I’m always impressed by the righteous outrage expressed by oppressors when their victims summon the courage to fight back. The Boxer Rebellion was portrayed in the West as an attack on missionaries and Christian Chinese. The missionaries themselves only seemed dimly aware of their function as cultural emissaries of British and American imperialism. They didn’t see any problem with associating Christianity with gunboat diplomacy.


Another historical oddity:

In 1945 when Japan surrendered, Chiang’s Chongqing government was ill-equipped and ill-prepared to reassert its authority in formerly Japanese-occupied China, and asked the Japanese to postpone their surrender until Kuomintang (KMT) authority could arrive to take over. [From Wikipedia entry on Chiang Kai-shek]

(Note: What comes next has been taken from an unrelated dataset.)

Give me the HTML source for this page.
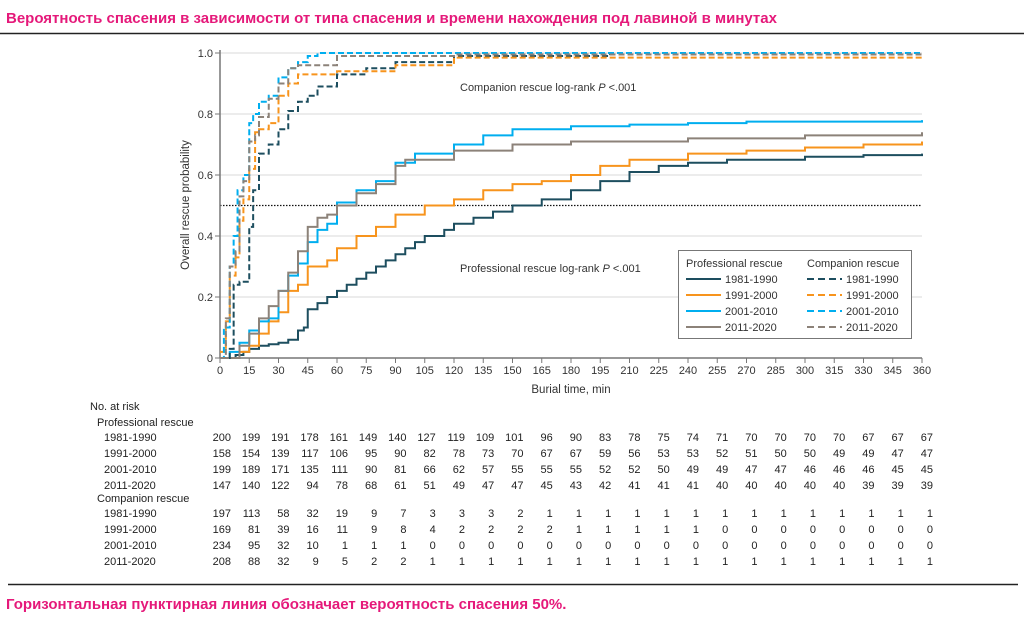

This is not the only time an ally– a freedom-loving, democratic, liberal, enlightened, western power– actually asked the Japanese– spawn of Satan just moments before– to hold a population down so a new oppressor could take over for the old oppressor without the local people being given a chance to form a representative government.

Well, let’s all not get patriotic here. This is what governments do. They do it with far more sophistication and polish in the west, but they do it nonetheless: pin you down long enough to have your pockets picked clean. You can spot the patriots easily: they have flag pins in their lapels. They get teary-eyed when you play the anthem. They invite the press to view them touring the graveyards for the men they sent to die for your sub-prime mortgage, your derivative, your Enron stock, your gasoline.

You almost never find them in uniforms themselves.